>>>
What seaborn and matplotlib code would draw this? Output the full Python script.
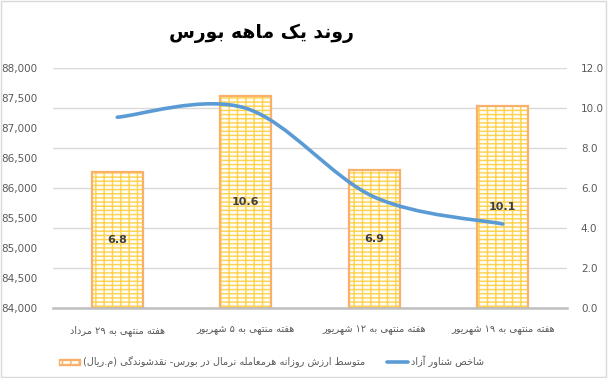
import numpy as np
import pandas as pd
import matplotlib
matplotlib.use('Agg')
import matplotlib.pyplot as plt
import seaborn as sns
from matplotlib.path import Path
from matplotlib.patches import PathPatch, Patch, Rectangle
from matplotlib.lines import Line2D
from matplotlib.ticker import FuncFormatter

# data
weeks = ['هفته منتهی به ۲۹ مرداد', 'هفته منتهی به ۵ شهریور',
         'هفته منتهی به ۱۲ شهریور', 'هفته منتهی به ۱۹ شهریور']
liquidity = [6.8, 10.6, 6.9, 10.1]          # right axis, bars
free_float_index = [87180, 87330, 85850, 85400]  # left axis, line

title = 'روند یک ماهه بورس'
bar_name = 'متوسط ارزش روزانه هرمعامله نرمال در بورس- نقدشوندگی (م.ریال)'
line_name = 'شاخص شناور آزاد'

# --- minimal arabic/persian shaping (matplotlib draws glyphs left to right, unjoined)
FORMS = {
    'ا': ('\uFE8D', '\uFE8E', None, None), 'آ': ('\uFE81', '\uFE82', None, None),
    'ب': ('\uFE8F', '\uFE90', '\uFE91', '\uFE92'), 'پ': ('\uFB56', '\uFB57', '\uFB58', '\uFB59'),
    'ت': ('\uFE95', '\uFE96', '\uFE97', '\uFE98'), 'ث': ('\uFE99', '\uFE9A', '\uFE9B', '\uFE9C'),
    'ج': ('\uFE9D', '\uFE9E', '\uFE9F', '\uFEA0'), 'چ': ('\uFB7A', '\uFB7B', '\uFB7C', '\uFB7D'),
    'ح': ('\uFEA1', '\uFEA2', '\uFEA3', '\uFEA4'), 'خ': ('\uFEA5', '\uFEA6', '\uFEA7', '\uFEA8'),
    'د': ('\uFEA9', '\uFEAA', None, None), 'ذ': ('\uFEAB', '\uFEAC', None, None),
    'ر': ('\uFEAD', '\uFEAE', None, None), 'ز': ('\uFEAF', '\uFEB0', None, None),
    'ژ': ('\uFB8A', '\uFB8B', None, None),
    'س': ('\uFEB1', '\uFEB2', '\uFEB3', '\uFEB4'), 'ش': ('\uFEB5', '\uFEB6', '\uFEB7', '\uFEB8'),
    'ص': ('\uFEB9', '\uFEBA', '\uFEBB', '\uFEBC'), 'ض': ('\uFEBD', '\uFEBE', '\uFEBF', '\uFEC0'),
    'ط': ('\uFEC1', '\uFEC2', '\uFEC3', '\uFEC4'), 'ظ': ('\uFEC5', '\uFEC6', '\uFEC7', '\uFEC8'),
    'ع': ('\uFEC9', '\uFECA', '\uFECB', '\uFECC'), 'غ': ('\uFECD', '\uFECE', '\uFECF', '\uFED0'),
    'ف': ('\uFED1', '\uFED2', '\uFED3', '\uFED4'), 'ق': ('\uFED5', '\uFED6', '\uFED7', '\uFED8'),
    'ک': ('\uFB8E', '\uFB8F', '\uFB90', '\uFB91'), 'گ': ('\uFB92', '\uFB93', '\uFB94', '\uFB95'),
    'ل': ('\uFEDD', '\uFEDE', '\uFEDF', '\uFEE0'), 'م': ('\uFEE1', '\uFEE2', '\uFEE3', '\uFEE4'),
    'ن': ('\uFEE5', '\uFEE6', '\uFEE7', '\uFEE8'), 'ه': ('\uFEE9', '\uFEEA', '\uFEEB', '\uFEEC'),
    'و': ('\uFEED', '\uFEEE', None, None), 'ی': ('\uFBFC', '\uFBFD', '\uFBFE', '\uFBFF'),
}
MIRROR = {'(': ')', ')': '('}


def rtl(s):
    out = []
    for i, c in enumerate(s):
        if c not in FORMS:
            out.append(c)
            continue
        prev = s[i - 1] if i > 0 else None
        nxt = s[i + 1] if i + 1 < len(s) else None
        jp = prev in FORMS and FORMS[prev][2] is not None
        jn = nxt in FORMS and FORMS[c][2] is not None
        iso, fin, ini, med = FORMS[c]
        out.append(med if (jp and jn) else fin if jp else ini if jn else iso)
    # reverse for display, keeping digit runs in order
    tokens = []
    for c in out:
        if c.isdigit() and tokens and tokens[-1][-1].isdigit():
            tokens[-1] += c
        else:
            tokens.append(MIRROR.get(c, c))
    return ''.join(reversed(tokens))


sns.set_style('white')
plt.rcParams['font.family'] = ['DejaVu Sans']

fig = plt.figure(figsize=(6.08, 3.78), dpi=100)
ax = fig.add_axes([53 / 608, 70 / 378, 514 / 608, 240 / 378])
ax2 = ax.twinx()

df = pd.DataFrame({'week': weeks, 'liquidity': liquidity, 'index': free_float_index})
df['pos'] = np.arange(len(df))

# bars on the right axis: yellow brick hatch + orange outline
sns.barplot(data=df, x='week', y='liquidity', ax=ax2, width=0.4, color='#FFFDF5',
            edgecolor='#FFD24D', linewidth=0, hatch='----||')
sns.barplot(data=df, x='week', y='liquidity', ax=ax2, width=0.4, fill=False,
            edgecolor='#F8B06A', linewidth=1.6)
ax2.bar_label(ax2.containers[0], labels=[f'{v:.1f}' for v in liquidity],
              label_type='center', fontsize=8, fontweight='bold', color='#404040')
ax2.set_ylim(0, 12)
ax2.set_yticks(np.arange(0, 12.1, 2))
ax2.yaxis.set_major_formatter(FuncFormatter(lambda v, p: f'{v:.1f}'))
ax2.grid(axis='y', color='#D9D9D9', linewidth=1)
ax2.set_axisbelow(True)
ax2.set_ylabel('')
ax2.set_xlabel('')

# smoothed line on the left axis (excel style bezier through the points)
pts = np.column_stack([df['pos'], df['index']]).astype(float)
verts = [tuple(pts[0])]
codes = [Path.MOVETO]
for i in range(len(pts) - 1):
    p0 = pts[max(i - 1, 0)]
    p1, p2 = pts[i], pts[i + 1]
    p3 = pts[min(i + 2, len(pts) - 1)]
    verts += [tuple(p1 + (p2 - p0) / 6), tuple(p2 - (p3 - p1) / 6), tuple(p2)]
    codes += [Path.CURVE4] * 3
ax.add_patch(PathPatch(Path(verts, codes), fill=False, edgecolor='#5B9BD5',
                       linewidth=2.6, capstyle='round', zorder=3))
ax.set_xlim(-0.5, 3.5)
ax.set_ylim(84000, 88000)
ax.set_yticks(np.arange(84000, 88001, 500))
ax.yaxis.set_major_formatter(FuncFormatter(lambda v, p: f'{int(v):,}'))
ax.set_xticks(range(len(weeks)))
ax.set_xticklabels([rtl(w) for w in weeks])
ax.set_zorder(ax2.get_zorder() + 1)
ax.patch.set_visible(False)

for a in (ax, ax2):
    for s in a.spines.values():
        s.set_visible(False)
    a.tick_params(length=0, labelsize=7.5, labelcolor='#595959')
ax.spines['bottom'].set_visible(True)
ax.spines['bottom'].set_color('#BFBFBF')
ax.spines['bottom'].set_linewidth(1.8)
ax.tick_params(axis='x', pad=12, labelsize=7)
ax.tick_params(axis='y', pad=11)
ax2.tick_params(axis='y', pad=10)

fig.text(261 / 608, 1 - 33 / 378, rtl(title), ha='center', va='center', fontsize=13.5,
         fontweight='bold', color='black')

handles = [Patch(facecolor='#FFFDF5', edgecolor='#F8B06A', hatch='----||', linewidth=1),
           Line2D([0], [0], color='#5B9BD5', linewidth=2.6)]
leg = fig.legend(handles, [rtl(bar_name), rtl(line_name)], loc='center left',
                 bbox_to_anchor=(50 / 608, 1 - 362 / 378), ncol=2, frameon=False,
                 fontsize=7, handlelength=2.2, handletextpad=0.3, columnspacing=2.2)
for t in leg.get_texts():
    t.set_color('#595959')

fig.add_artist(Rectangle((0.002, 0.003), 0.995, 0.994, transform=fig.transFigure,
                         fill=False, edgecolor='#D9D9D9', linewidth=1))

fig.savefig('out.png', dpi=100)
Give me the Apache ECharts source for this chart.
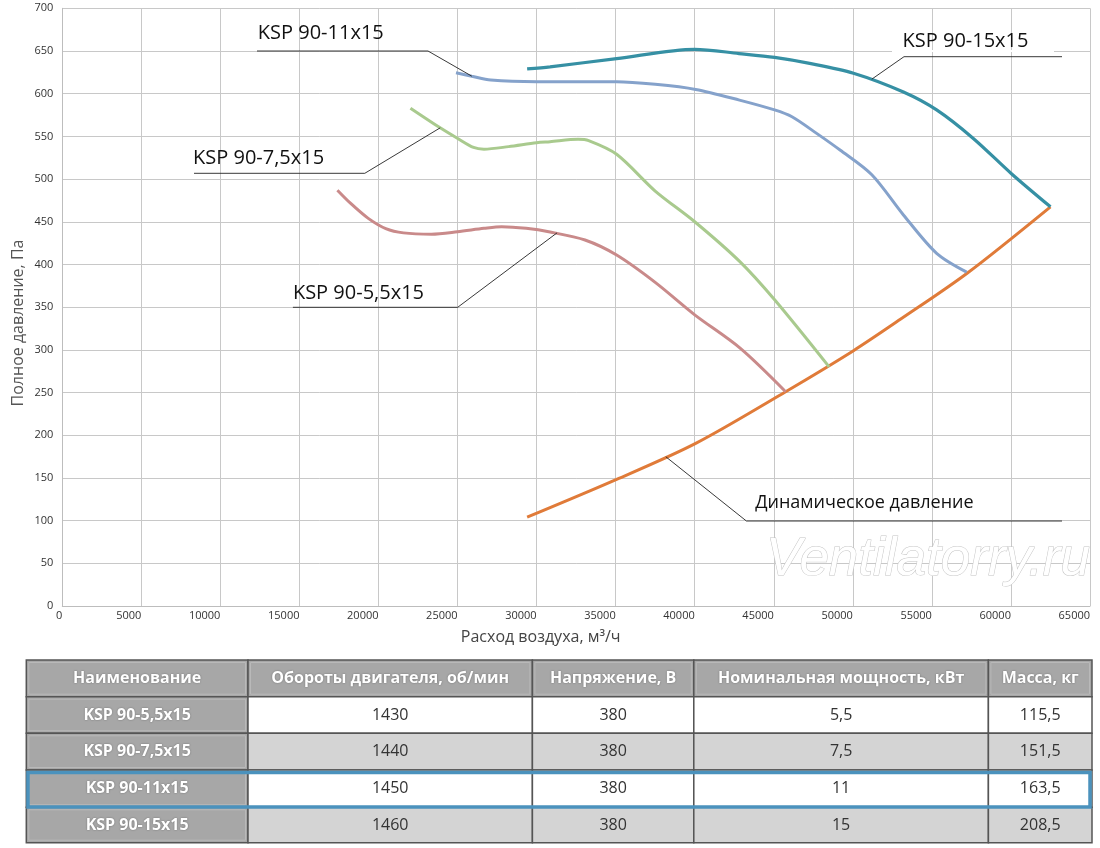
<!DOCTYPE html>
<html><head><meta charset="utf-8">
<script src="https://cdn.jsdelivr.net/npm/echarts@6/dist/echarts.min.js"></script>
<style>html,body{margin:0;padding:0;background:#fff}#c{width:1100px;height:848px}</style>
</head><body><div id="c"></div>
<script>
// ---- chart data (flow m3/h, total pressure Pa) ----
const ksp15 = [[29400,629],[30850,631.5],[35060,641],[40000,652],[42800,647],[45050,642.5],[47270,635.5],[50040,624],[53200,602],[55300,581],[57620,547.6],[60050,506],[62500,467.5]];
const ksp11 = [[24900,624.5],[25900,620.5],[27100,616],[30000,614],[35060,614],[37500,611],[40060,605],[42830,592.5],[45050,581],[46150,573],[47710,553.5],[49190,534],[51200,505],[53200,458],[55300,413],[57200,391]];
const ksp75 = [[22020,583],[23900,560],[25010,547.5],[26010,537],[26670,535],[28230,538],[30000,542.5],[30850,543.7],[32620,546.5],[33290,545],[35060,529],[37500,486],[40000,450],[42870,403],[45080,358],[48500,280]];
const ksp55 = [[17400,487],[18240,471.5],[19350,454],[20460,442],[21580,437],[23350,435.5],[24990,438.3],[26670,442.3],[27790,444.2],[29340,442.3],[30850,438],[33060,428.6],[35060,411],[37500,379],[40000,341],[42870,302],[45750,251]];
const dynamic = [[29400,104],[35060,148.3],[40060,190.5],[45750,251],[50040,299],[53030,336],[57250,390],[62500,467.5]];

const seriesNames = ['KSP 90-15x15','KSP 90-11x15','KSP 90-7,5x15','KSP 90-5,5x15','Динамическое давление'];

// ---- table data ----
const tableHeader = ['Наименование','Обороты двигателя, об/мин','Напряжение, В','Номинальная мощность, кВт','Масса, кг'];
const models = ['KSP 90-5,5x15','KSP 90-7,5x15','KSP 90-11x15','KSP 90-15x15'];
const rpm = ['1430','1440','1450','1460'];
const voltage = ['380','380','380','380'];
const power = ['5,5','7,5','11','15'];
const mass = ['115,5','151,5','163,5','208,5'];

const FONT = '"Open Sans", "Noto Sans", sans-serif';
const chart = echarts.init(document.getElementById('c'));

function lineSeries(name, data, color, width) {
  return { name, type:'line', data, showSymbol:false, smooth:0.3, silent:true,
    lineStyle:{color, width}, itemStyle:{color}, z:3 };
}

chart.setOption({
  animation:false,
  backgroundColor:'#fff',
  grid:{left:62.3, right:10, top:8.3, bottom:242},
  xAxis:{type:'value', min:0, max:65000, interval:5000,
    axisLine:{lineStyle:{color:'#bdbdbd'}}, axisTick:{show:false},
    axisLabel:{align:'right', margin:4, fontSize:11, color:'#333', fontFamily:FONT, formatter:v=>String(v)},
    splitLine:{lineStyle:{color:'#c8c8c8', width:1}}},
  yAxis:{type:'value', min:0, max:700, interval:50,
    axisLine:{show:true, lineStyle:{color:'#bdbdbd'}}, axisTick:{show:false},
    axisLabel:{margin:9, fontSize:11, color:'#333', fontFamily:FONT, formatter:v=>String(v)},
    splitLine:{lineStyle:{color:'#c8c8c8', width:1}}},
  series:[
    lineSeries(seriesNames[4], dynamic, '#e07b39', 3),
    lineSeries(seriesNames[3], ksp55, '#c98a8a', 3),
    lineSeries(seriesNames[2], ksp75, '#a9ca8e', 3),
    lineSeries(seriesNames[1], ksp11, '#85a2cb', 3),
    lineSeries(seriesNames[0], ksp15, '#3690a4', 3.2)
  ]
});

// ---- annotations ----
const annotations = [
  {text:seriesNames[1], tx:257.8, ty:33.3, ly:51, x1:257, x2:428, anchor:[25900,620.5], size:20},
  {text:seriesNames[2], tx:193, ty:158.3, ly:173.3, x1:194, x2:364.8, anchor:[23900,560], size:20},
  {text:seriesNames[3], tx:292.9, ty:293.3, ly:307.3, x1:292.9, x2:457.7, anchor:[31290,437], size:20},
  {text:seriesNames[0], tx:902.5, ty:41.7, ly:56.7, x1:1062, x2:904, anchor:[51200,617], size:20, mask:true},
  {text:seriesNames[4], tx:755.2, ty:503.3, ly:521, x1:1062, x2:746.4, anchor:[38170,174.8], size:18}
];
const g = [];
annotations.forEach(a => {
  const p = chart.convertToPixel({gridIndex:0}, a.anchor);
  if (a.mask) g.push({type:'line', z:4, shape:{x1:892, y1:51, x2:1054, y2:51}, style:{stroke:'#fff', lineWidth:2}});
  g.push({type:'polyline', z:5, shape:{points:[[a.x1,a.ly],[a.x2,a.ly],p]}, style:{stroke:'#222', lineWidth:0.9, fill:null}});
  g.push({type:'text', z:5, x:a.tx, y:a.ty, style:{text:a.text, fill:'#111', font:a.size+'px '+FONT, textAlign:'left', textVerticalAlign:'middle', align:'left', verticalAlign:'middle'}});
});
// axis names
g.push({type:'text', z:5, x:540.7, y:637, style:{text:'Расход воздуха, м³/ч', fill:'#444', font:'16px '+FONT, textAlign:'center', textVerticalAlign:'middle', align:'center', verticalAlign:'middle'}});
g.push({type:'text', z:5, x:18, y:323, rotation:Math.PI/2, style:{text:'Полное давление, Па', fill:'#555', font:'16px '+FONT, textAlign:'center', textVerticalAlign:'middle', align:'center', verticalAlign:'middle'}});
// watermark
g.push({type:'text', z:2, x:1090, y:560, style:{text:'Ventilatorry.ru', fill:'#fff', stroke:'#c4c4c4', lineWidth:1, font:'italic 53px "Liberation Sans", sans-serif', textAlign:'right', textVerticalAlign:'middle', align:'right', verticalAlign:'middle'}});

// ---- table ----
const colX = [26.3, 248, 532.4, 693.8, 988.4, 1092];
const rowY = [660, 696.7, 733.3, 770, 807.3, 842.7];
const rows = [tableHeader].concat(models.map((m,i)=>[m, rpm[i], voltage[i], power[i], mass[i]]));
rows.forEach((r, ri) => {
  r.forEach((cell, ci) => {
    const x = colX[ci], y = rowY[ri], w = colX[ci+1]-x, h = rowY[ri+1]-y;
    const grayCell = ri === 0 || ci === 0;
    const fill = grayCell ? '#a7a7a7' : (ri % 2 === 0 ? '#d4d4d4' : '#ffffff');
    g.push({type:'rect', z:1, shape:{x, y, width:w, height:h}, style:{fill, stroke:'#555', lineWidth:1.5}});
    if (grayCell) g.push({type:'rect', z:1, shape:{x:x+2.5, y:y+2.5, width:w-5, height:h-5}, style:{fill:null, stroke:'#b9b9b9', lineWidth:1}});
    g.push({type:'text', z:2, x:x+w/2, y:y+h/2, style:{text:cell,
      fill: grayCell ? '#fff' : '#333',
      font: (grayCell ? 'bold ' : '') + '16px ' + FONT,
      textShadowColor: grayCell ? 'rgba(0,0,0,0.35)' : 'transparent', textShadowBlur: grayCell ? 2 : 0,
      textAlign:'center', textVerticalAlign:'middle', align:'center', verticalAlign:'middle'}});
  });
});
// highlighted row
g.push({type:'rect', z:3, shape:{x:28, y:772.5, width:1062, height:34.5}, style:{fill:null, stroke:'#4b92bd', lineWidth:3.5}});

chart.setOption({graphic:{elements:g}});
</script></body></html>
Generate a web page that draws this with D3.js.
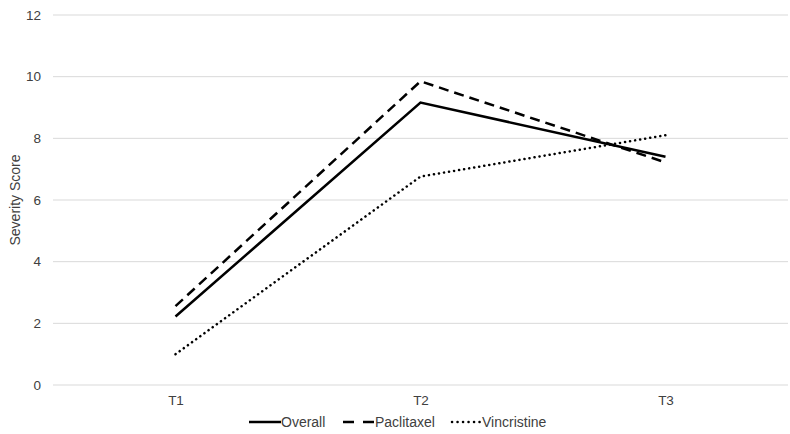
<!DOCTYPE html>
<html>
<head>
<meta charset="utf-8">
<script src="https://cdn.jsdelivr.net/npm/d3@7"></script>
<style>
  body { margin: 0; background: #fff; }
  text { font-family: "Liberation Sans", Arial, sans-serif; fill: #404040; }
</style>
</head>
<body>
<div id="chart"></div>
<script>
const categories = ["T1", "T2", "T3"]
const overall = [2.22, 9.16, 7.4]
const paclitaxel = [2.56, 9.85, 7.22]
const vincristine = [1.0, 6.76, 8.1]
const yTicks = [0, 2, 4, 6, 8, 10, 12]

const series = [
    { name: "Overall", values: overall, dash: null, legendDash: null },
    { name: "Paclitaxel", values: paclitaxel, dash: "10,6", legendDash: "11,9" },
    { name: "Vincristine", values: vincristine, dash: "0.1,5", legendDash: "0.1,5.4" }
]

const width = 790,
    height = 434,
    margin = { top: 15, right: 2, bottom: 49, left: 53 }

const svg = d3.select("#chart").append("svg")
    .attr("width", width)
    .attr("height", height)

const x = d3.scalePoint()
    .domain(categories)
    .range([margin.left, width - margin.right])
    .padding(0.5)

const y = d3.scaleLinear()
    .domain([0, 12])
    .range([height - margin.bottom, margin.top])

// gridlines
svg.append("g")
    .selectAll("line")
    .data(yTicks)
    .join("line")
    .attr("x1", margin.left)
    .attr("x2", width - margin.right)
    .attr("y1", d => y(d))
    .attr("y2", d => y(d))
    .attr("stroke", "#d9d9d9")
    .attr("stroke-width", 1)

const yAxis = svg.append("g")
    .attr("transform", `translate(${margin.left},0)`)
    .call(d3.axisLeft(y).tickValues(yTicks).tickSize(0).tickPadding(12))
yAxis.select(".domain").remove()
yAxis.selectAll("text").style("font-size", "13.5px").attr("fill", "#404040")

const xAxis = svg.append("g")
    .attr("transform", `translate(0,${y(0)})`)
    .call(d3.axisBottom(x).tickSize(0).tickPadding(10))
xAxis.select(".domain").remove()
xAxis.selectAll("text").style("font-size", "13.5px").attr("fill", "#404040")

svg.append("text")
    .attr("transform", `translate(20,${(y(0) + y(12)) / 2}) rotate(-90)`)
    .attr("text-anchor", "middle")
    .style("font-size", "14px")
    .text("Severity Score")

const line = d3.line()
    .x((d, i) => x(categories[i]))
    .y(d => y(d))

svg.append("g")
    .selectAll("path")
    .data(series)
    .join("path")
    .attr("d", d => line(d.values))
    .attr("fill", "none")
    .attr("stroke", "#000")
    .attr("stroke-width", 2.5)
    .attr("stroke-linecap", d => d.name === "Vincristine" ? "round" : "butt")
    .attr("stroke-dasharray", d => d.dash)

// legend
const legend = svg.append("g")
    .attr("transform", `translate(249,${height - 7})`)
const offsets = [0, 94, 201]
series.forEach((s, i) => {
    const g = legend.append("g").attr("transform", `translate(${offsets[i]},0)`)
    g.append("line")
        .attr("x1", s.name === "Vincristine" ? 2 : 0).attr("x2", 32)
        .attr("y1", -5).attr("y2", -5)
        .attr("stroke", "#000")
        .attr("stroke-width", 2.5)
        .attr("stroke-linecap", s.name === "Vincristine" ? "round" : "butt")
        .attr("stroke-dasharray", s.legendDash)
    g.append("text")
        .attr("x", 32)
        .style("font-size", "14px")
        .text(s.name)
})
</script>
</body>
</html>
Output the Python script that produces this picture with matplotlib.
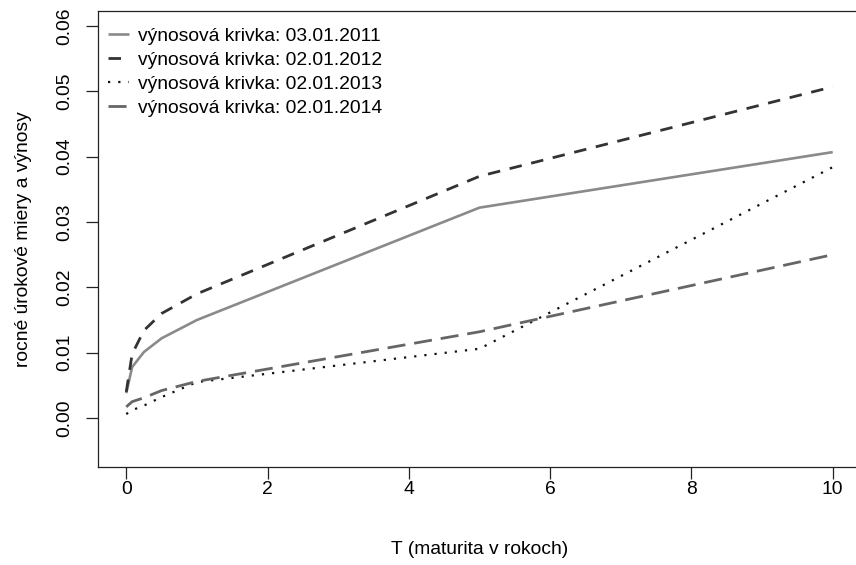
import matplotlib
matplotlib.use("Agg")
import matplotlib.pyplot as plt

# maturities in years and annual rates for each curve date
maturities = [0.0, 1/12, 0.25, 0.5, 1.0, 5.0, 10.0]
curve_2011 = [0.0038, 0.0078, 0.0101, 0.0122, 0.0150, 0.0322, 0.0407]
curve_2012 = [0.0040, 0.0098, 0.0134, 0.0160, 0.0190, 0.0370, 0.0507]
curve_2013 = [0.0006, 0.0012, 0.0019, 0.0032, 0.0055, 0.0106, 0.0384]
curve_2014 = [0.0017, 0.0025, 0.0031, 0.0042, 0.0056, 0.0132, 0.0250]
labels = ["výnosová krivka: 03.01.2011", "výnosová krivka: 02.01.2012",
          "výnosová krivka: 02.01.2013", "výnosová krivka: 02.01.2014"]
x_ticks = [0, 2, 4, 6, 8, 10]
y_ticks = [0.00, 0.01, 0.02, 0.03, 0.04, 0.05, 0.06]

plt.rcParams['font.family'] = ['Liberation Sans', 'DejaVu Sans']
FS = 13.9

W, H = 856, 565
fig = plt.figure(figsize=(W / 100, H / 100), dpi=100)
ax = fig.add_axes([98 / W, (H - 467) / H, (861 - 98) / W, (467 - 11) / H])

ax.plot(maturities, curve_2011, color="#8a8a8a", lw=1.9, solid_capstyle="butt",
        label=labels[0])
ax.plot(maturities, curve_2012, color="#333333", lw=2.0, dashes=(4.5, 3.5),
        label=labels[1])
ax.plot(maturities, curve_2013, color="#111111", lw=1.6, dashes=(1, 3.6),
        label=labels[2])
ax.plot(maturities, curve_2014, color="#666666", lw=2.0, dashes=(6.5, 3.2),
        label=labels[3])

ax.set_xlim(-0.4, 10.4)
ax.set_ylim(-0.0075, 0.0623)
ax.set_xticks(x_ticks)
ax.set_xticklabels([str(v) for v in x_ticks])
ax.set_yticks(y_ticks)
ax.set_yticklabels([f"{v:.2f}" for v in y_ticks], rotation=90, va="center")
ax.tick_params(direction="out", length=8.5, width=0.9, labelsize=FS, color="#222222")
ax.tick_params(axis="x", pad=1.5)
ax.tick_params(axis="y", pad=9)
for s in ax.spines.values():
    s.set_linewidth(0.9)
    s.set_color("#222222")

ax.set_xlabel("T (maturita v rokoch)", fontsize=FS, labelpad=31)
ax.set_ylabel("rocné úrokové miery a výnosy", fontsize=FS, labelpad=18)

ax.legend(loc="upper left", bbox_to_anchor=(-0.008, 1.0), frameon=False,
          fontsize=FS, handlelength=1.05, handletextpad=0.5, labelspacing=0.33,
          borderaxespad=0.55, borderpad=0.3)

fig.savefig("out.png", dpi=100)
<<<
- [TASK REQUIREMENTS]
With all pictures left out, please transcribe exactly the lines from the start of the material through the line with "from matplotlib.ticker import FuncFormatter".

- [PROBLEM SOLUTION]
What seaborn and matplotlib code would draw this? Output the full Python script.
import numpy as np
import pandas as pd
import matplotlib
matplotlib.use('Agg')
import matplotlib.pyplot as plt
import seaborn as sns
from matplotlib.path import Path
from matplotlib.patches import PathPatch, Patch, Rectangle
from matplotlib.lines import Line2D
from matplotlib.ticker import FuncFormatter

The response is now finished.